Over the past several weeks, Congress moved toward approving two bills which if enacted, would present employers with major changes in the ways they classify and justify employee salaries. The first bill is intended to reverse the U.S. Supreme Court’s 2007 decision in Ledbetter v. Goodyear. In that case, the plaintiff alleged that her current salary lagged those of comparable male employees due to discrimination that occurred decades ago. The Supreme Court concluded that her claims were time barred under Title VII. The new bill would make each subsequent paycheck reflecting the old discrimination a new illegal act under Title VII. Thus, alleged old acts of discrimination could perpetually be challenged if the employee contends they have an effect on current compensation. Both the House and Senate passed versions of the bill, and it now awaits conference committee reconciliation.
More troubling for employers is the Paycheck Fairness Act, passed by the House and awaiting Senate action. The PFA is intended to address glass ceiling gender discrimination pay claims by making it much easier for plaintiffs to bring and to prove violations of the Equal Pay Act. Under current interpretations of the EPA, it is difficult for plaintiffs to compare their salaries, especially by comparison to that of an employee in a different part of the business operation.

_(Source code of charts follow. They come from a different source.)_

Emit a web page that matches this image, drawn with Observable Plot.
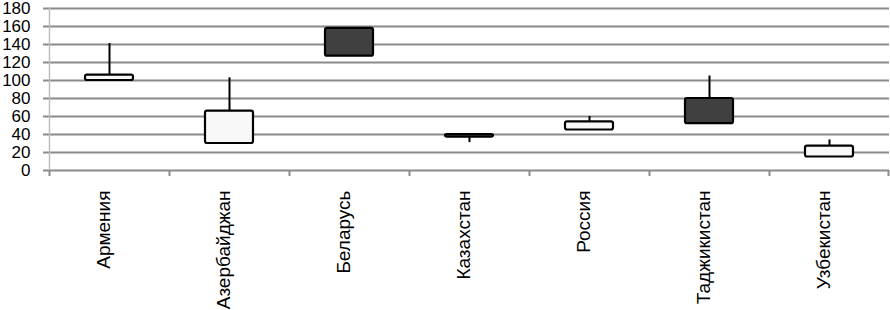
<!DOCTYPE html>
<html>
<head>
<meta charset="utf-8">
<script src="https://cdn.jsdelivr.net/npm/d3@7"></script>
<script src="https://cdn.jsdelivr.net/npm/@observablehq/plot@0.6"></script>
<style>
  body { margin: 0; background: white; }
  svg { overflow: visible; }
</style>
</head>
<body>
<div id="chart"></div>
<script>
const countries = ["Армения", "Азербайджан", "Беларусь", "Казахстан", "Россия", "Таджикистан", "Узбекистан"];
const openV  = [100, 30, 158, 40, 45, 80, 15];
const highV  = [141, 103, 158, 40, 60, 105, 34];
const lowV   = [100, 30, 127, 31, 45, 52, 15];
const closeV = [106, 66, 127, 37, 54, 52, 27];
const yTicks = [0, 20, 40, 60, 80, 100, 120, 140, 160, 180];

const data = countries.map((c, i) => ({
  country: c, open: openV[i], high: highV[i], low: lowV[i], close: closeV[i]
}));

const font = "'Liberation Sans', Arial, sans-serif";

const chart = Plot.plot({
  width: 890,
  height: 310,
  marginLeft: 49,
  marginRight: 1,
  marginTop: 8,
  marginBottom: 140,
  style: { fontFamily: font, background: "white", overflow: "visible" },
  x: { type: "band", domain: countries, padding: 0, axis: null },
  y: { domain: [0, 180], axis: null },
  marks: [
    Plot.ruleY(yTicks, { stroke: "#8a8a8a", strokeWidth: 2 }),
    Plot.axisY({ ticks: yTicks, tickSize: 6, tickPadding: 13, stroke: "#8a8a8a", strokeWidth: 2, fontSize: 17, fill: "#000", label: null }),
    Plot.frame({ anchor: "left", stroke: "#bdbdbd", strokeWidth: 1.5 }),
    Plot.axisX({ ticks: countries, text: null, tickSize: 6, dx: -60, stroke: "#8a8a8a", strokeWidth: 2, label: null }),
    Plot.axisX({ ticks: [countries[countries.length - 1]], text: null, tickSize: 6, dx: 59, stroke: "#8a8a8a", strokeWidth: 2, label: null }),
    Plot.ruleX(data, { x: "country", y1: "low", y2: "high", stroke: "#000", strokeWidth: 2 }),
    Plot.rectY(data, {
      x: "country", y1: "open", y2: "close",
      insetLeft: 36, insetRight: 36,
      fill: d => d.close >= d.open ? "#f8f8f8" : "#404040",
      stroke: "#000", strokeWidth: 2.2, rx: 2
    }),
    Plot.text(countries, {
      x: d => d, frameAnchor: "bottom", rotate: -90, textAnchor: "end",
      dy: 20, fontSize: 19, fill: "#000"
    })
  ]
});
document.getElementById("chart").appendChild(chart);
</script>
</body>
</html>
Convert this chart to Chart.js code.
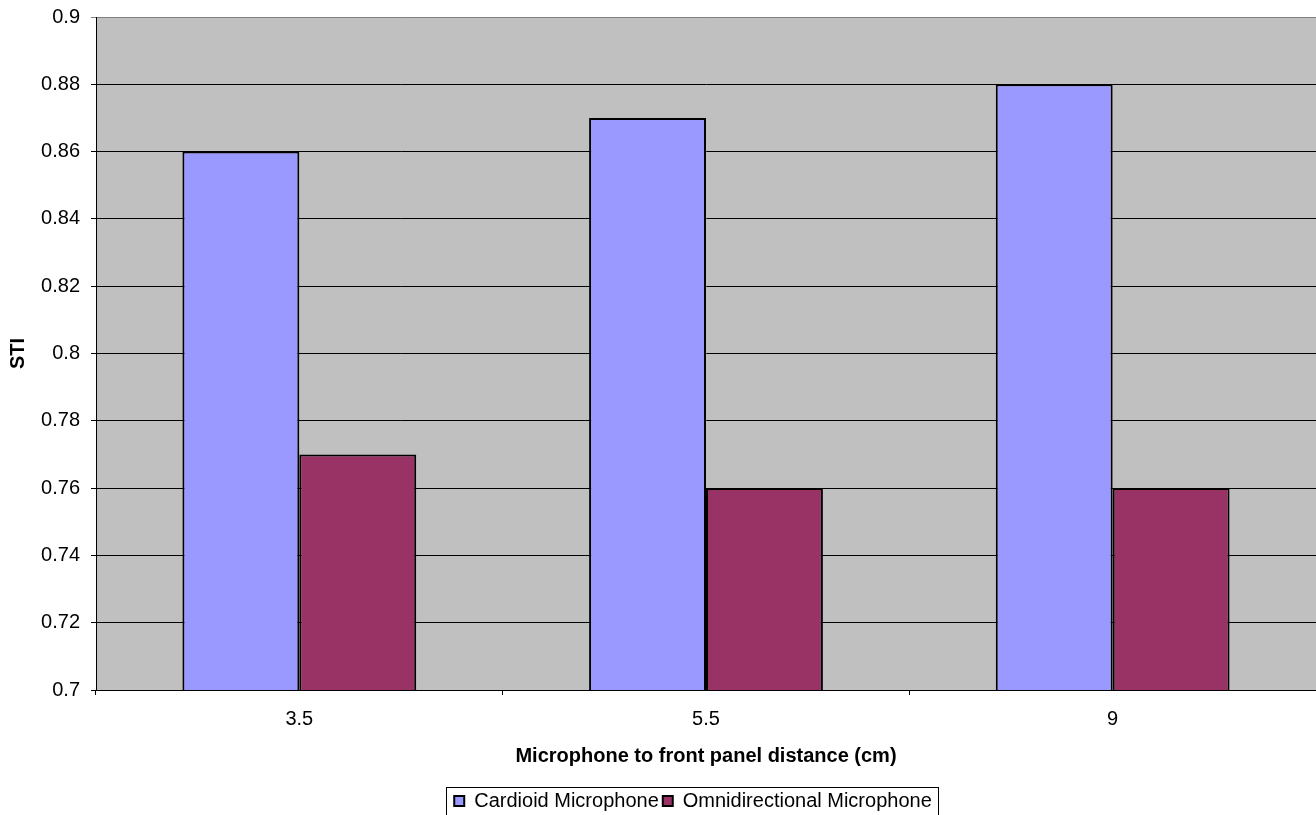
<!DOCTYPE html>
<html>
<head>
<meta charset="utf-8">
<script src="https://cdn.jsdelivr.net/npm/chart.js@4/dist/chart.umd.min.js"></script>
<style>
html,body{margin:0;padding:0;background:#fff;}
#wrap{width:1316px;height:815px;position:relative;}
</style>
</head>
<body>
<div id="wrap"><canvas id="c" width="1316" height="815"></canvas></div>
<script>
const categories = ['3.5', '5.5', '9'];
const cardioid = [0.86, 0.87, 0.88];
const omni = [0.77, 0.76, 0.76];
const seriesNames = ['Cardioid Microphone', 'Omnidirectional Microphone'];
const yMin = 0.7, yMax = 0.9, yStep = 0.02;
const yTitle = 'STI';
const xTitle = 'Microphone to front panel distance (cm)';

const FONT = "'Liberation Sans', Arial, sans-serif";

const plotBg = {
  id: 'plotBg',
  beforeDraw(chart) {
    const {ctx, chartArea: a} = chart;
    ctx.save();
    ctx.fillStyle = '#C0C0C0';
    ctx.fillRect(a.left, a.top, a.right - a.left, a.bottom - a.top);
    ctx.restore();
  }
};
const legendBox = {
  id: 'legendBox',
  afterLayout(chart) {
    const lg = chart.legend;
    if (lg) { lg.left += 35; lg.right += 35; }
  },
  afterDraw(chart) {
    const lg = chart.legend;
    if (!lg || !lg.legendHitBoxes || !lg.legendHitBoxes.length) return;
    const hb = lg.legendHitBoxes;
    let l = Infinity, r = -Infinity, t = Infinity, b = -Infinity;
    hb.forEach(h => { l = Math.min(l, h.left); r = Math.max(r, h.left + h.width); t = Math.min(t, h.top); b = Math.max(b, h.top + h.height); });
    const ctx = chart.ctx;
    ctx.save();
    ctx.strokeStyle = '#000';
    ctx.lineWidth = 1;
    ctx.strokeRect(Math.round(l - 8) + 0.5, Math.round((t + b) / 2 - 14) + 0.5, Math.round(r - l + 14), 40);
    ctx.restore();
  }
};

new Chart(document.getElementById('c'), {
  type: 'bar',
  data: {
    labels: categories,
    datasets: [
      { label: seriesNames[0], data: cardioid, backgroundColor: '#9999FF', borderColor: '#000', borderWidth: 2, categoryPercentage: 0.575, barPercentage: 1 },
      { label: seriesNames[1], data: omni, backgroundColor: '#993366', borderColor: '#000', borderWidth: 2, categoryPercentage: 0.575, barPercentage: 1 }
    ]
  },
  options: {
    responsive: false,
    animation: false,
    layout: { padding: { top: 17, right: 0, left: 0, bottom: -6 } },
    plugins: {
      tooltip: { enabled: false },
      legend: {
        position: 'bottom',
        labels: {
          boxWidth: 10, boxHeight: 10, padding: 4, color: '#000',
          font: { family: FONT, size: 20 }
        }
      }
    },
    scales: {
      x: {
        offset: true,
        grid: { offset: true, drawOnChartArea: false, drawTicks: true, tickLength: 5, color: '#000' },
        border: { color: '#000', width: 1 },
        ticks: { color: '#000', padding: 12, font: { family: FONT, size: 20 }, maxRotation: 0 },
        title: { display: true, text: xTitle, color: '#000', font: { family: FONT, size: 20, weight: 'bold' }, padding: { top: 0, bottom: 19 } },
        afterFit(s) { s.height = 97; s.paddingLeft = 0; s.paddingRight = 0; }
      },
      y: {
        min: yMin, max: yMax,
        grid: { color: c => (c.tick && Math.abs(c.tick.value - yMax) < 1e-9) ? '#808080' : '#000', tickLength: 5, drawTicks: true },
        border: { color: '#000', width: 1 },
        ticks: { stepSize: yStep, color: '#000', padding: 11, font: { family: FONT, size: 20 }, callback: v => String(+(+v).toFixed(2)) },
        title: { display: true, text: yTitle, color: '#000', font: { family: FONT, size: 20, weight: 'bold' }, padding: { top: 6, bottom: 0 } },
        afterFit(s) { s.width = 96; s.paddingTop = 0; s.paddingBottom = 0; }
      }
    }
  },
  plugins: [plotBg, legendBox]
});
</script>
</body>
</html>
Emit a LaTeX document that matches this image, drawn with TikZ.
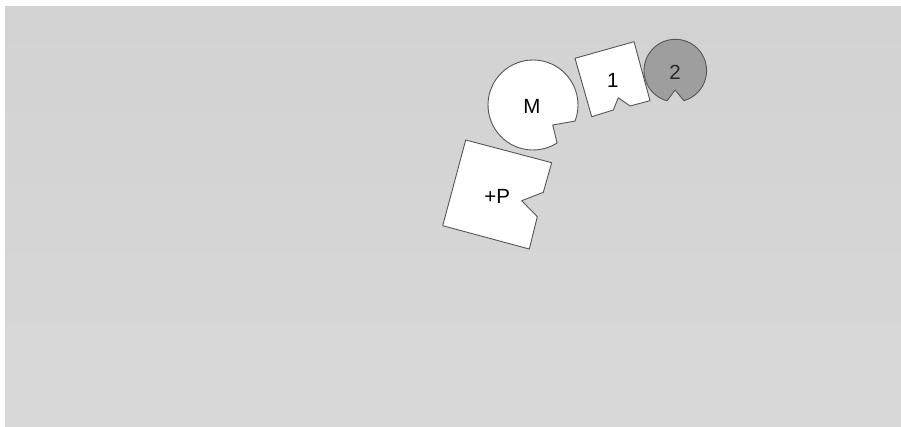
\documentclass[tikz,border=0pt]{standalone}
\usepackage{fontspec}
\setmainfont{Liberation Sans}
\definecolor{paper}{RGB}{210,210,210}
\definecolor{paperlow}{RGB}{216,216,216}
\definecolor{edge}{RGB}{85,85,85}
\definecolor{darkpiece}{RGB}{158,158,158}
\begin{document}
\begin{tikzpicture}[x=1pt,y=-1pt,
  piece/.style={draw=edge,line width=0.9pt,line join=round,fill=white},
  darkp/.style={piece,fill=darkpiece},
  lbl/.style={font=\fontsize{20.5}{24}\selectfont,inner sep=0pt,text=black}]
\useasboundingbox (0,0) rectangle (901,427);
\fill[white] (0,0) rectangle (901,427);
\shade[top color=paper,bottom color=paperlow] (5,7) rectangle (901,427);
% M
\coordinate (mc) at (533,105);
\draw[piece] (mc) ++(57.6:45) arc[start angle=57.6,end angle=380.9,radius=45] -- (552.7,125) -- cycle;
\node[lbl] (m) at (532,106) {M};
% 2
\coordinate (tc) at (675.3,70.6);
\draw[darkp] (tc) ++(105.2:31.3) arc[start angle=105.2,end angle=433.9,radius=31.3] -- (675,90) -- cycle;
\node[lbl,text={rgb,255:red,40;green,40;blue,40}] (two) at (675,72.7) {2};
% 1
\draw[piece] (575,58.3) -- (634,41.7) -- (650,100.7) -- (630,106) -- (618.3,97.7) -- (613.3,110) -- (591.7,116.7) -- cycle;
\node[lbl] (one) at (612.7,80.7) {1};
% +P
\draw[piece] (465.7,140) -- (551.7,162.7) -- (543.3,192.3) -- (521.7,200.7) -- (537.3,216.7) -- (529.3,249) -- (442.7,225.7) -- cycle;
\node[lbl] (p) at (497.3,196) {+P};
\end{tikzpicture}
\end{document}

The PFA would institute a form of “comparable worth,” allowing plaintiffs to allege illegal salary disparities despite differences in jobs and job duties. Employers could defend such claims by showing bona fide factors tied to business necessities. However, the plaintiff could still prevail on a wage discrimination claim if she could demonstrate that alternative business or employment practices would serve the same business purpose. The cost of such alternatives would not be directly taken into account. The bill also contains a provision that makes it illegal for employers to prohibit employees from comparing their compensation.
In other words, the PFA would result in federal courts being asked to act as pay referees, making judgments on the comparable worth of disparate jobs within an organization. Employers would need to exercise extreme caution when setting salaries, including extensive documentation of the business and market factors that led to establishment of salary levels for different jobs.
Both bills stand a good chance of becoming law. President Obama has indicated his willingness to sign both bills into law. These bills represent the first of an anticipated wave of pro-employee labor and employment legislation expected from the new Congress.